* Start Records supplied *
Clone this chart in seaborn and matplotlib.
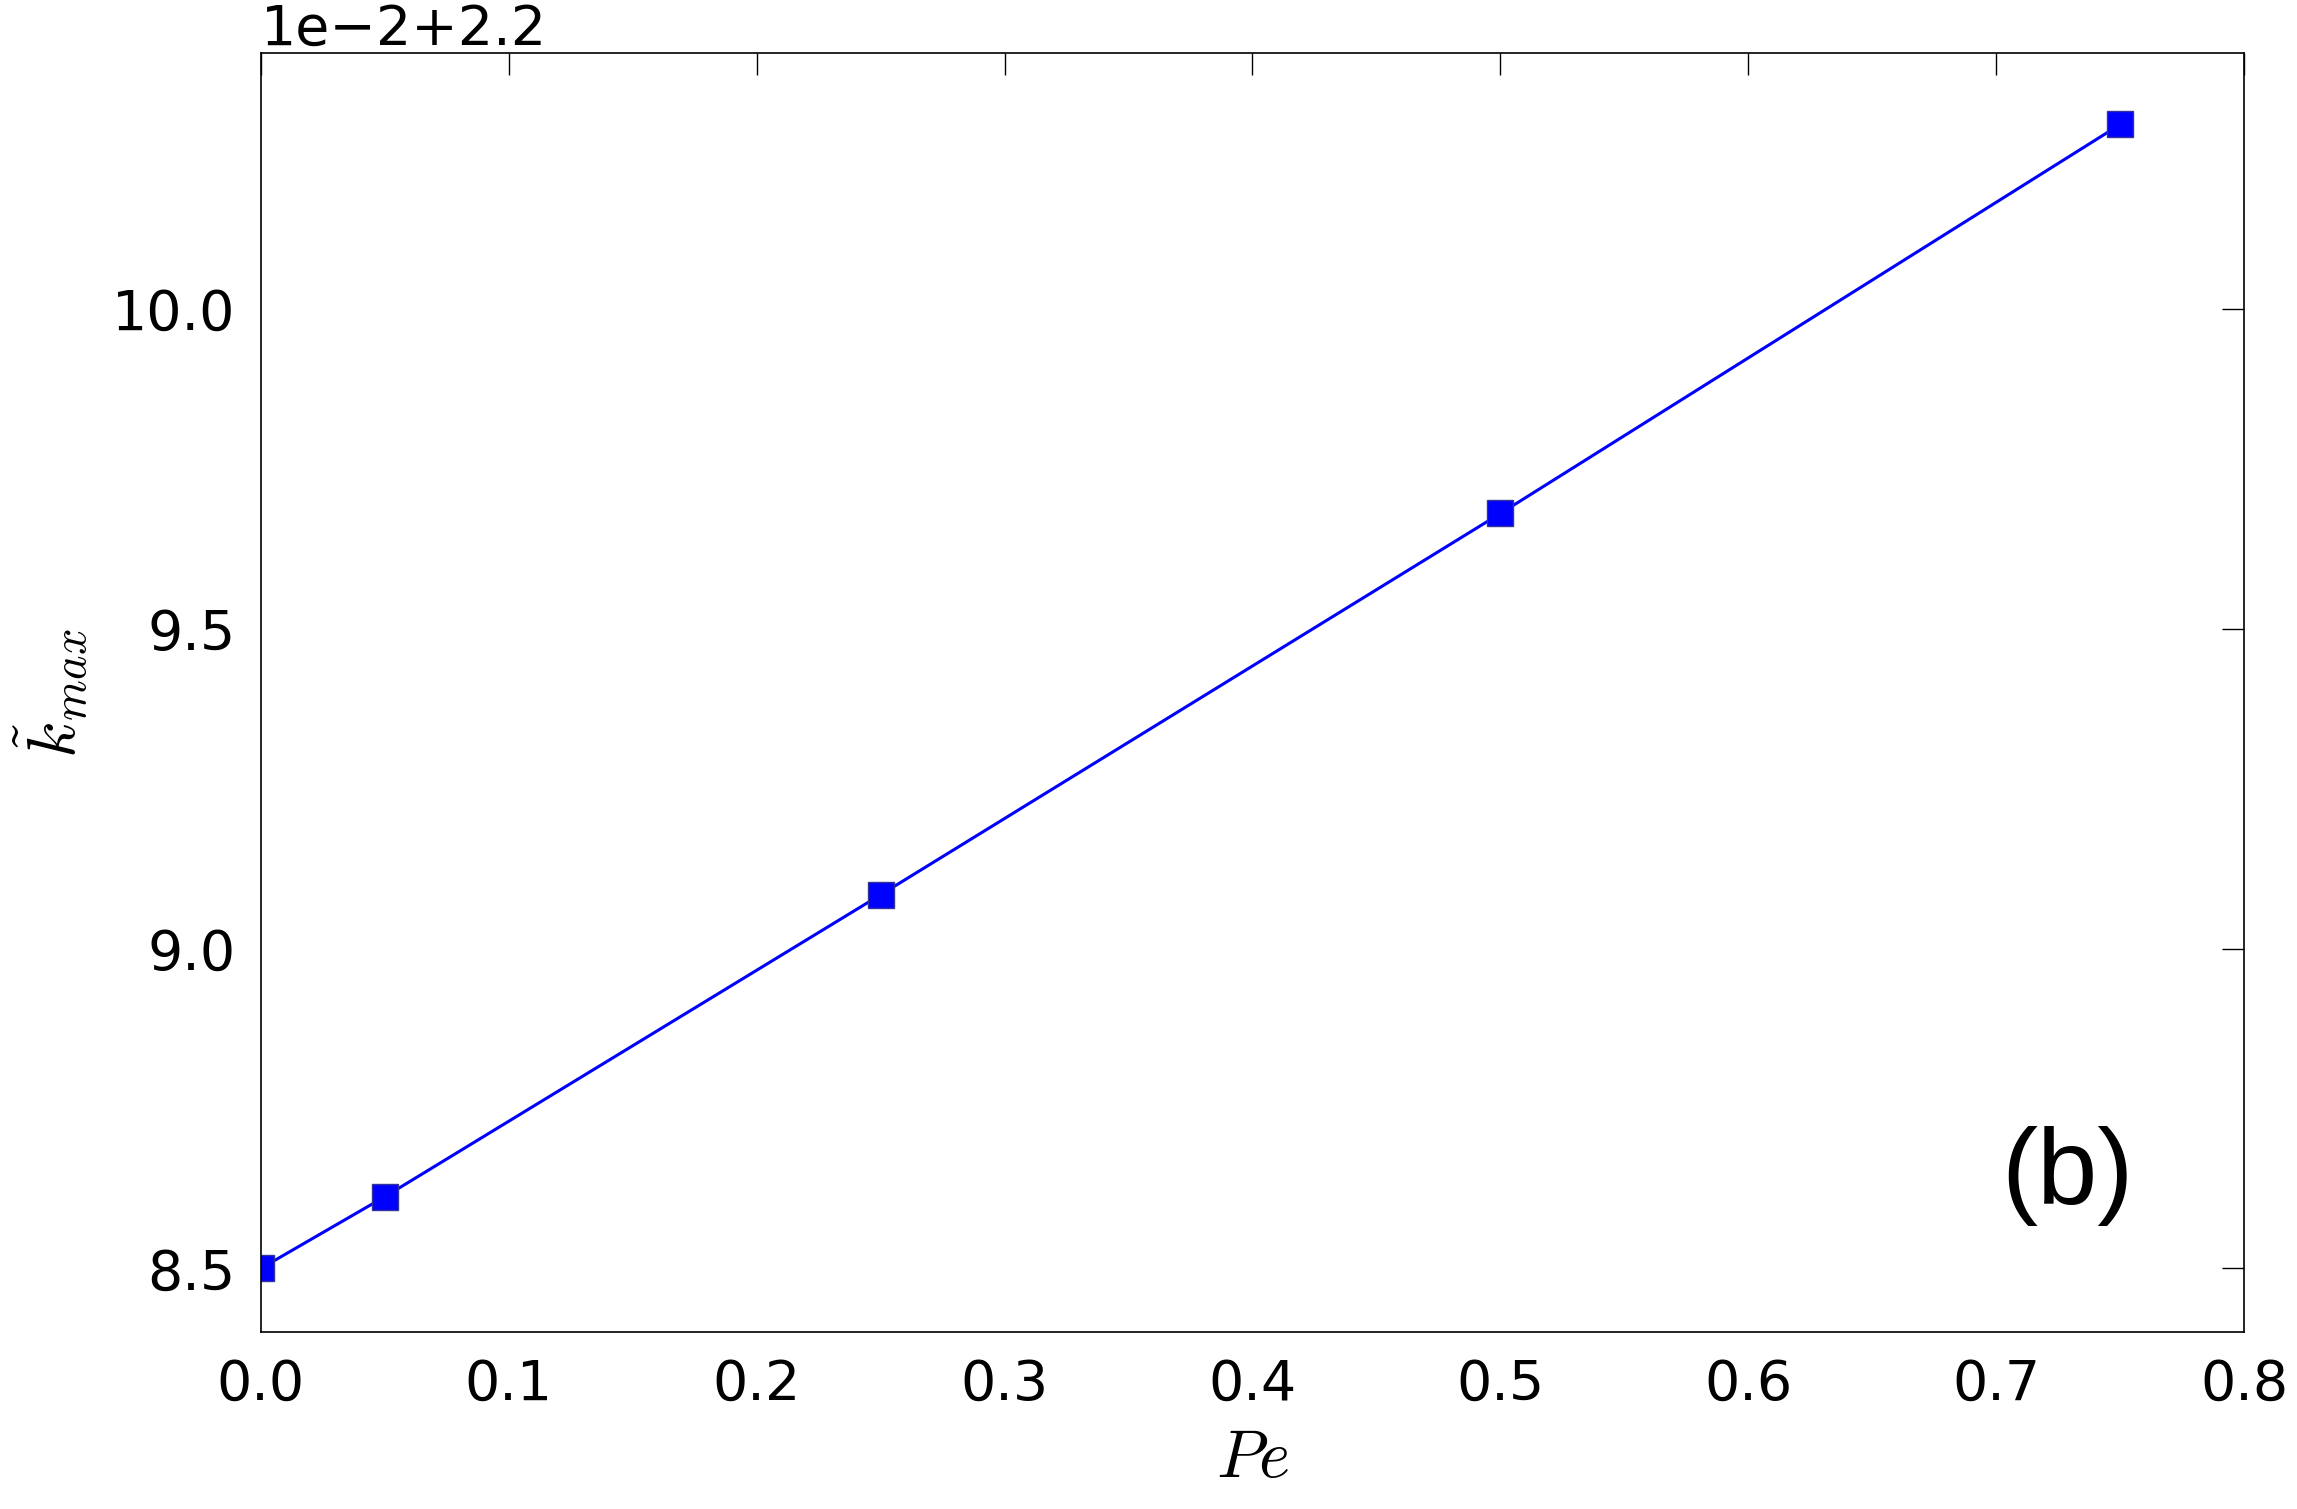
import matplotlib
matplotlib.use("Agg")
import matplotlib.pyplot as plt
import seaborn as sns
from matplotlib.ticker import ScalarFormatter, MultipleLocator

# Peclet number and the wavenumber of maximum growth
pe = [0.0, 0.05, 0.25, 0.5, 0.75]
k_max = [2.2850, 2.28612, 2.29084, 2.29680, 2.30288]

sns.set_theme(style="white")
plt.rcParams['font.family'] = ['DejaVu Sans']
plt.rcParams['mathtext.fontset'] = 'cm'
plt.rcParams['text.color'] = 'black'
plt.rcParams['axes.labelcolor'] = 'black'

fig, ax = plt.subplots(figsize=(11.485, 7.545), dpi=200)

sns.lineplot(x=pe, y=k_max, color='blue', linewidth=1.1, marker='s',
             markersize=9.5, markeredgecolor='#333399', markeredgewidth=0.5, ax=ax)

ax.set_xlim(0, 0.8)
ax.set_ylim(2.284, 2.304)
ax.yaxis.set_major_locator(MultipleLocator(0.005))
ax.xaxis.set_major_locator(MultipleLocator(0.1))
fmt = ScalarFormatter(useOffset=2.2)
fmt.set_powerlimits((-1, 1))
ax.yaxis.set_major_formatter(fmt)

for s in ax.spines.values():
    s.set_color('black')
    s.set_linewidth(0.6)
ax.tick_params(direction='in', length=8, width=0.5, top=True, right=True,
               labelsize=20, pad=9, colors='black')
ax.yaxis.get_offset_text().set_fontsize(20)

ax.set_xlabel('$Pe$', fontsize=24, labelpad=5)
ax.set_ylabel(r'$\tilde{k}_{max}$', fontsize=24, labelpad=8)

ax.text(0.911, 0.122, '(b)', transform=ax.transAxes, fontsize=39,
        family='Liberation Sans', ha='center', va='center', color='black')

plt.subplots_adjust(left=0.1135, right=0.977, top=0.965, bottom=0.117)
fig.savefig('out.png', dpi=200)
* End Records supplied *
* Start Records supplied *
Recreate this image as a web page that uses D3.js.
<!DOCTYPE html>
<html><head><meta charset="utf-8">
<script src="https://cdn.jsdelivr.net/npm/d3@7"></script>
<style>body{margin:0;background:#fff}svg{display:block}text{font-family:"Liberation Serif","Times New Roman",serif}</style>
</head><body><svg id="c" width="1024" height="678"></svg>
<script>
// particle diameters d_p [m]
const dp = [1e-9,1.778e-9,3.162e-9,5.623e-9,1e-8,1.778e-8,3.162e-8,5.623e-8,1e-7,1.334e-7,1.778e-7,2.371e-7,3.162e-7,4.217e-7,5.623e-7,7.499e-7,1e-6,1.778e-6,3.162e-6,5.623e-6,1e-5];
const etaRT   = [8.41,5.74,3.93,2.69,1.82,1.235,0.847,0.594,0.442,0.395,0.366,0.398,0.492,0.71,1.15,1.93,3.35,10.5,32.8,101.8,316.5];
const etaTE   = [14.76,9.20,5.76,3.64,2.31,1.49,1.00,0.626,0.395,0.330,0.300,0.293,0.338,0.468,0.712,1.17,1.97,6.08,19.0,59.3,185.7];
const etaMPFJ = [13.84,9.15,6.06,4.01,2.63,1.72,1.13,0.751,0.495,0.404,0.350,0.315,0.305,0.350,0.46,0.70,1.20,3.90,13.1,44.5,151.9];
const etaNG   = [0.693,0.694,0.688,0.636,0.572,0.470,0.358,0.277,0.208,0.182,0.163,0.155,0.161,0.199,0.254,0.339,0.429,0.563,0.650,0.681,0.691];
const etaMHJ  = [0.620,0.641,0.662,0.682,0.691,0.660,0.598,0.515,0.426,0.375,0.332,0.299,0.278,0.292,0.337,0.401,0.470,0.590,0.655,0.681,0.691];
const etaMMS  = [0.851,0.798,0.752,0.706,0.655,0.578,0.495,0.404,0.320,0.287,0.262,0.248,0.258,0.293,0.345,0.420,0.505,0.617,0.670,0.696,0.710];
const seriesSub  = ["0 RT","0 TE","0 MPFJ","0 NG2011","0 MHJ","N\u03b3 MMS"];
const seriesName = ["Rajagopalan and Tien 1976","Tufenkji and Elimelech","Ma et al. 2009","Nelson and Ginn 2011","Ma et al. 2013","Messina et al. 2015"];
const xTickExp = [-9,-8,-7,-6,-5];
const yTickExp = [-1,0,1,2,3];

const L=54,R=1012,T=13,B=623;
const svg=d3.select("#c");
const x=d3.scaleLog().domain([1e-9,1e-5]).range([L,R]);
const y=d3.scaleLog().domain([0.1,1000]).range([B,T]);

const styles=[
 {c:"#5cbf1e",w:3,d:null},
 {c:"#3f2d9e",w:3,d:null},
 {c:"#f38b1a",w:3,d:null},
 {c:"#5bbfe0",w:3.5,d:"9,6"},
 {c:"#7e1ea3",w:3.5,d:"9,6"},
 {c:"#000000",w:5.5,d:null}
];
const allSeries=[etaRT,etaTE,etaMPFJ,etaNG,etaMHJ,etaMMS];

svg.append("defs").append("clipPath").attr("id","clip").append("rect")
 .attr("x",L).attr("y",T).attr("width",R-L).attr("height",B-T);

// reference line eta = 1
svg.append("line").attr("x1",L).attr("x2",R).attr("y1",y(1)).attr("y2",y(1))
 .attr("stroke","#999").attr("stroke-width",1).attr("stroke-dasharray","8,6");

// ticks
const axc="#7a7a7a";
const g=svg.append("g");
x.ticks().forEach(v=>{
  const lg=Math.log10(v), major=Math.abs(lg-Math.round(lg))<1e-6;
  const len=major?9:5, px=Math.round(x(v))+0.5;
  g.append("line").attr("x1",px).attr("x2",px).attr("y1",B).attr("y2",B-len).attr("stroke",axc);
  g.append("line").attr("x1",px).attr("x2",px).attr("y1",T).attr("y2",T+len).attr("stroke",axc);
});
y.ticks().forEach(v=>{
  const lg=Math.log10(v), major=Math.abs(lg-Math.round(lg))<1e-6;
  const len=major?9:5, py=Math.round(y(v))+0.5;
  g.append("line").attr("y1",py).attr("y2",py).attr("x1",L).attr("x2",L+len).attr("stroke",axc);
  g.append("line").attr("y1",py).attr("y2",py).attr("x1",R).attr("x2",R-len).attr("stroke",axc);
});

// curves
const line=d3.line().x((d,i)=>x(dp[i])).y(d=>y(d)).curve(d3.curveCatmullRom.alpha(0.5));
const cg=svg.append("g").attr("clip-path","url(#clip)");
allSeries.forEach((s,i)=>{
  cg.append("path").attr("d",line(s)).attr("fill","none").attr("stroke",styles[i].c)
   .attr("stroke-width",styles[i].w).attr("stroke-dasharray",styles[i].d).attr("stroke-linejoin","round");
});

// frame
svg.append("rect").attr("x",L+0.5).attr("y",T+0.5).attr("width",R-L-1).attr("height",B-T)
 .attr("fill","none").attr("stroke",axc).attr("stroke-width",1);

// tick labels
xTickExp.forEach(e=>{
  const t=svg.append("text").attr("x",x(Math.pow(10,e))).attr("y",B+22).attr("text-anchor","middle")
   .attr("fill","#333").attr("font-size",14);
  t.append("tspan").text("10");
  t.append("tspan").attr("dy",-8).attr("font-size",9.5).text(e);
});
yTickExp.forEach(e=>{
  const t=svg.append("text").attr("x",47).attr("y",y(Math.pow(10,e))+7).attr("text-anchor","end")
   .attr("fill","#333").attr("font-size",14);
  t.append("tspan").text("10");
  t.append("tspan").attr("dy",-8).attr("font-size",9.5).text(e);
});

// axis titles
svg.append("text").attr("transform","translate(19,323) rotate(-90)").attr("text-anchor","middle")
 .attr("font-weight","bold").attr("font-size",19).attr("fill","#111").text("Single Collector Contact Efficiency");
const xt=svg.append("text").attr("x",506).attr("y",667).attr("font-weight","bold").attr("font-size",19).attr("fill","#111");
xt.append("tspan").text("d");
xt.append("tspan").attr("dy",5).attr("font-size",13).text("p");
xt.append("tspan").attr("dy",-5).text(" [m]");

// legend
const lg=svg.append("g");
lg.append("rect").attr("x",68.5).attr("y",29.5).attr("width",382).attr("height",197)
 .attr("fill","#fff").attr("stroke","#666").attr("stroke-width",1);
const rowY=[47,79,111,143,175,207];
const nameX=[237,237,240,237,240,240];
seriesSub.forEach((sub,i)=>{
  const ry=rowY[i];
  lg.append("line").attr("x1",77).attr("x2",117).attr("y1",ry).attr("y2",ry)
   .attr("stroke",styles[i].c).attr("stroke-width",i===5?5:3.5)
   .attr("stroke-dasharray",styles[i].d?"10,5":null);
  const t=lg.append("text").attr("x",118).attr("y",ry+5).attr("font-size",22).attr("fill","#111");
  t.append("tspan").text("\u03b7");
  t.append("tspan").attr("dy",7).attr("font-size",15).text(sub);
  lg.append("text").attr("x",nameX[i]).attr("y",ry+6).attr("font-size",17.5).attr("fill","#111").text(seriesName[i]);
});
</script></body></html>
* End Records supplied *
## Exercise brief
From the listing above, restate verbatim the lines running from the one with "Clone this chart in seaborn and matplotlib." through the one with "k_max = [2.2850, 2.28612, 2.29084, 2.29680, 2.30288]", inclusive, but not the pictures.

## Output below
Clone this chart in seaborn and matplotlib.
import matplotlib
matplotlib.use("Agg")
import matplotlib.pyplot as plt
import seaborn as sns
from matplotlib.ticker import ScalarFormatter, MultipleLocator

# Peclet number and the wavenumber of maximum growth
pe = [0.0, 0.05, 0.25, 0.5, 0.75]
k_max = [2.2850, 2.28612, 2.29084, 2.29680, 2.30288]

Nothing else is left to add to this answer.